In 1842, the Qing authorities sued for peace, which concluded with the Treaty of Nanjing negotiated in August of that year and accepted in 1843. In the treaty, China agreed to open several low-tariff trade ports to Britain, yielded Hong Kong to Britain, and allowed British missionaries to work in China.
SECOND OPIUM WAR (1856-1860)
The Second Opium War, or Arrow War, broke out following an incident in which Chinese officials boarded a vessel near the port of Whampoa, the Arrow in October 1856. Arrow was owned by a Chinese privateer. The Chinese owner registered the vessel with the British authorities in Hong Kong with the purpose of making privateering easier in mind. He received a one year permit from the Hong Kong authorities, but it had already expired when inspected by the Chinese officials who boarded the vessel.

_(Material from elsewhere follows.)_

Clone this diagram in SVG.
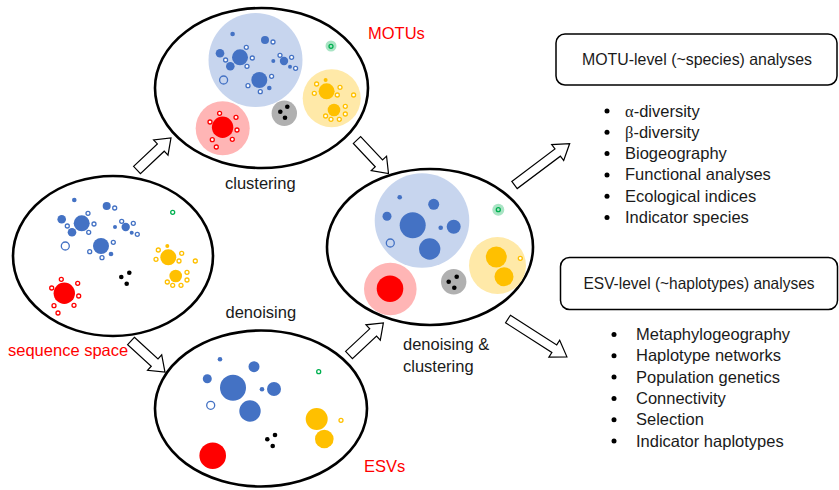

Therefore, it was a Chinese national matter and not related with the British in any way. The crew of the Arrow were accused of piracy and smuggling, and were arrested. In response, the British consulate in Guangzhou insisted that Arrow was a British vessel. The British accused the Chinese officials of tearing down and insulting the British flag during inspection. The Second Opium War was started when British forces attacked Guangzhou in 1856.
The Treaty of Tientsin was created in July 1858, but was not ratified by China until two years later; this would prove to be a very important document in China's early modern history, as it was one of the primary unequal treaties.
Hostilities broke out once more in 1859, after China refused the establishment of a British embassy in Beijing, which had been promised by the Treaty of Tientsin. Fighting erupted in Hong Kong, and in Beijing, where the British set fire to the Summer Palace and the Old Summer Palace after considerable looting took place.
In 1860, at the Convention of Peking, China ratified the Treaty of Tientsin, ending the war, and granting a number of privileges to British subjects within China.